begin Dataset content
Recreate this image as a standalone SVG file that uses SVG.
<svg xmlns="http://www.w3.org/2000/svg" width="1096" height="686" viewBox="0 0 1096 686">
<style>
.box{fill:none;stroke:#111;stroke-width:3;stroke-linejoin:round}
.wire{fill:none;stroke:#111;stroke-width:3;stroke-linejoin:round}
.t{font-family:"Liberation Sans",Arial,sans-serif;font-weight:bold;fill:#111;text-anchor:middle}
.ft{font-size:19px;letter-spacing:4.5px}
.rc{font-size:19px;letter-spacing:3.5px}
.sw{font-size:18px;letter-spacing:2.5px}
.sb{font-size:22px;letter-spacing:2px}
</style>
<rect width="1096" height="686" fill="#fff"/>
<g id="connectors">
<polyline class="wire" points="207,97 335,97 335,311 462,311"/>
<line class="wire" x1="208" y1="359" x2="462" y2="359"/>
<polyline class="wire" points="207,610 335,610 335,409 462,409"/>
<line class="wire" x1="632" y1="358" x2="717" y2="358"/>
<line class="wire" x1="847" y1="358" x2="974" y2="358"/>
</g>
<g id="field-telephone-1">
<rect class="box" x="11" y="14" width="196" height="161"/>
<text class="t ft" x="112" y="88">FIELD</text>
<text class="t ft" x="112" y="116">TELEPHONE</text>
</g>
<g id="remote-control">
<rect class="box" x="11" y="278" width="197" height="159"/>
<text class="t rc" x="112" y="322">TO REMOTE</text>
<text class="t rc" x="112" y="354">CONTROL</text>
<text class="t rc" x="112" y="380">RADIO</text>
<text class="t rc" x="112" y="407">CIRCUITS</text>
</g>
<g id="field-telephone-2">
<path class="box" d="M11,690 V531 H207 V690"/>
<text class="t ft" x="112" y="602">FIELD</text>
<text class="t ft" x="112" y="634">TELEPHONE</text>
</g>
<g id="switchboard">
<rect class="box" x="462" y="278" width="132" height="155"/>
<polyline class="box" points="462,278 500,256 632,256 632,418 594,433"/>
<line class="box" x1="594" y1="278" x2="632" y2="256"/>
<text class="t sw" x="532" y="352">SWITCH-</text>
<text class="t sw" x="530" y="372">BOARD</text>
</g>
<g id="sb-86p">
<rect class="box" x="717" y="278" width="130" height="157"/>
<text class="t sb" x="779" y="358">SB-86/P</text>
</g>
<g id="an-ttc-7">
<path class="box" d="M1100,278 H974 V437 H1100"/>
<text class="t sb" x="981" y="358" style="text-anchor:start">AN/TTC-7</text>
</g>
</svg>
end Dataset content
▸ Short task:
Output the listing above exactly as it appears.

▸ In response:
Recreate this image as a standalone SVG file that uses SVG.
<svg xmlns="http://www.w3.org/2000/svg" width="1096" height="686" viewBox="0 0 1096 686">
<style>
.box{fill:none;stroke:#111;stroke-width:3;stroke-linejoin:round}
.wire{fill:none;stroke:#111;stroke-width:3;stroke-linejoin:round}
.t{font-family:"Liberation Sans",Arial,sans-serif;font-weight:bold;fill:#111;text-anchor:middle}
.ft{font-size:19px;letter-spacing:4.5px}
.rc{font-size:19px;letter-spacing:3.5px}
.sw{font-size:18px;letter-spacing:2.5px}
.sb{font-size:22px;letter-spacing:2px}
</style>
<rect width="1096" height="686" fill="#fff"/>
<g id="connectors">
<polyline class="wire" points="207,97 335,97 335,311 462,311"/>
<line class="wire" x1="208" y1="359" x2="462" y2="359"/>
<polyline class="wire" points="207,610 335,610 335,409 462,409"/>
<line class="wire" x1="632" y1="358" x2="717" y2="358"/>
<line class="wire" x1="847" y1="358" x2="974" y2="358"/>
</g>
<g id="field-telephone-1">
<rect class="box" x="11" y="14" width="196" height="161"/>
<text class="t ft" x="112" y="88">FIELD</text>
<text class="t ft" x="112" y="116">TELEPHONE</text>
</g>
<g id="remote-control">
<rect class="box" x="11" y="278" width="197" height="159"/>
<text class="t rc" x="112" y="322">TO REMOTE</text>
<text class="t rc" x="112" y="354">CONTROL</text>
<text class="t rc" x="112" y="380">RADIO</text>
<text class="t rc" x="112" y="407">CIRCUITS</text>
</g>
<g id="field-telephone-2">
<path class="box" d="M11,690 V531 H207 V690"/>
<text class="t ft" x="112" y="602">FIELD</text>
<text class="t ft" x="112" y="634">TELEPHONE</text>
</g>
<g id="switchboard">
<rect class="box" x="462" y="278" width="132" height="155"/>
<polyline class="box" points="462,278 500,256 632,256 632,418 594,433"/>
<line class="box" x1="594" y1="278" x2="632" y2="256"/>
<text class="t sw" x="532" y="352">SWITCH-</text>
<text class="t sw" x="530" y="372">BOARD</text>
</g>
<g id="sb-86p">
<rect class="box" x="717" y="278" width="130" height="157"/>
<text class="t sb" x="779" y="358">SB-86/P</text>
</g>
<g id="an-ttc-7">
<path class="box" d="M1100,278 H974 V437 H1100"/>
<text class="t sb" x="981" y="358" style="text-anchor:start">AN/TTC-7</text>
</g>
</svg>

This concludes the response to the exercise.